FlexGaussian: Training-Free Compression with Attribute-Sensitivity-Aware Pruning and Quantization
FlexGaussian compresses pre-trained 3DGS models using:
- Pruning: selectively removing entire or partial Gaussians based on importance
- Quantization: applying round-to-nearest (RTN) scalar quantization to each attribute, using different bit-widths depending on tolerance to error
We introduce two pruning parameters:
- P_row – controls row-wise pruning
- P_sh – controls shape-based pruning
Both strategies individually achieve ~6× compression with only 0.2–0.4 dB drop in PSNR, depending on the scene. However, combining pruning and quantization is tricky:
- It amplifies compression, but also compounds quality loss
- While attribute importance is consistent across scenes, Gaussian importance is scene-dependent, meaning that the same P_row and P_sh settings can result in very different outcomes
Here’s the advantage of our training-free approach: even though optimal parameters vary per scene, evaluating them is fast and cheap.
Through profiling, we observed that only a limited number of pruning-quantization combinations lie on the Pareto-optimal frontier for quality and compression. This allows us to search efficiently over this small set to find the best setting.
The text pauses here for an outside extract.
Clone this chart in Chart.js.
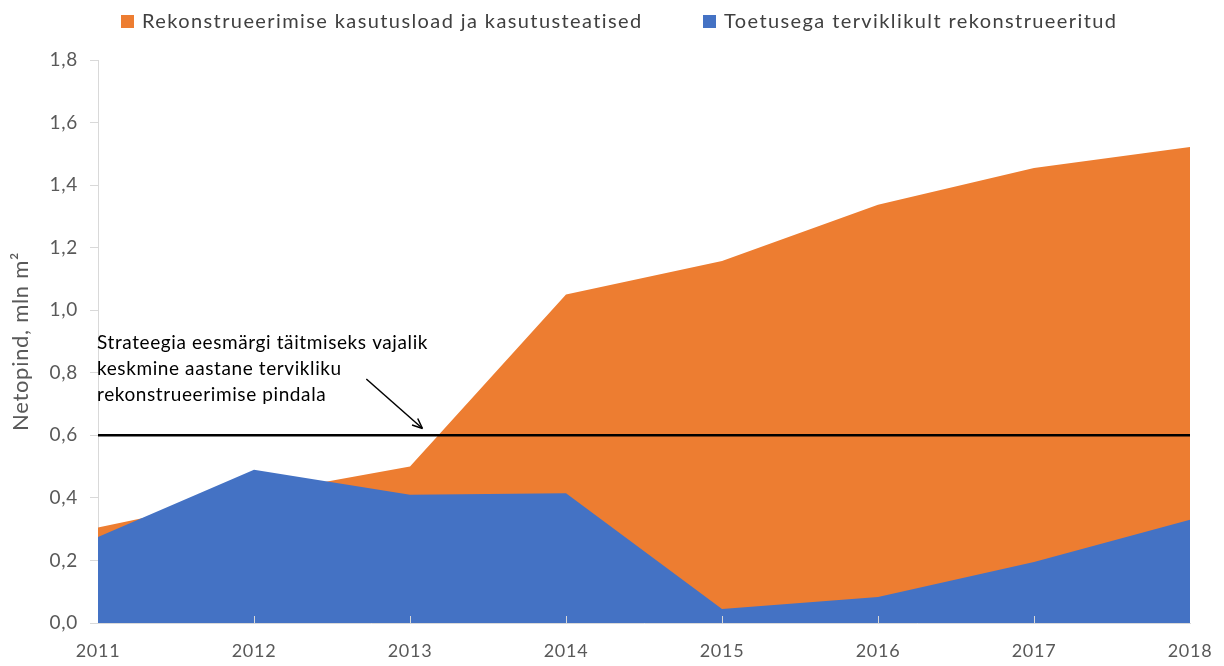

We call this system FlexGaussian.
How FlexGaussian Works
FlexGaussian starts with a pre-trained 3DGS model and a user-specified compression target—either a quality threshold (e.g., max PSNR drop) or a file size goal.
Put it together, FlexGaussian works with the below pipeline (as shown in Fig. 2):
- Compute importance scores for each Gaussian primitive
- This step is modular and can be replaced with future improvements
- For each candidate pair of pruning parameters (P_row, P_sh):
- Apply pruning
- Apply scalar quantization with attribute-specific bit-widths
- Dequantize and render the scene
- Evaluate quality (e.g., PSNR)
- Loop until a valid solution is found or all combinations are exhausted

This full loop—prune → quantize → render → evaluate—takes just 1–2 seconds, enabling real-time adaptation to different compression needs without training (see Fig. 3).

Results: Fast, Flexible, and Powerful
We evaluated FlexGaussian across multiple benchmarks:
- Mip-NeRF360, Tanks & Temples, Deep Blending
We compared against:
- Retraining-based methods
- Refinement-based methods
- FCGS – the only known training-free state-of-the-art (SOTA)
On a desktop with NVIDIA RTX 3090, FlexGaussian achieved:
- Up to 96.4% file size reduction
- <1 dB quality loss
- 1.7–2.1× faster performance than FCGS
- Orders of magnitude faster than training-based approaches
Quality comparisons are shown in the interactive zoom-in results and rendered video. Most notably, FlexGaussian's training-free, low-cost design makes it deployable on mobile-class devices like Jetson AGX Xavier, expanding its usability beyond desktops and into real-world edge deployments.
Closing Thoughts
FlexGaussian strikes a powerful balance between compression performance, visual quality, and computational cost—all without retraining. It offers a fast, flexible, and scalable solution for compressing 3D Gaussian Splatting, paving the way for deployment across distributed edge devices and enabling efficient 3DGS streaming.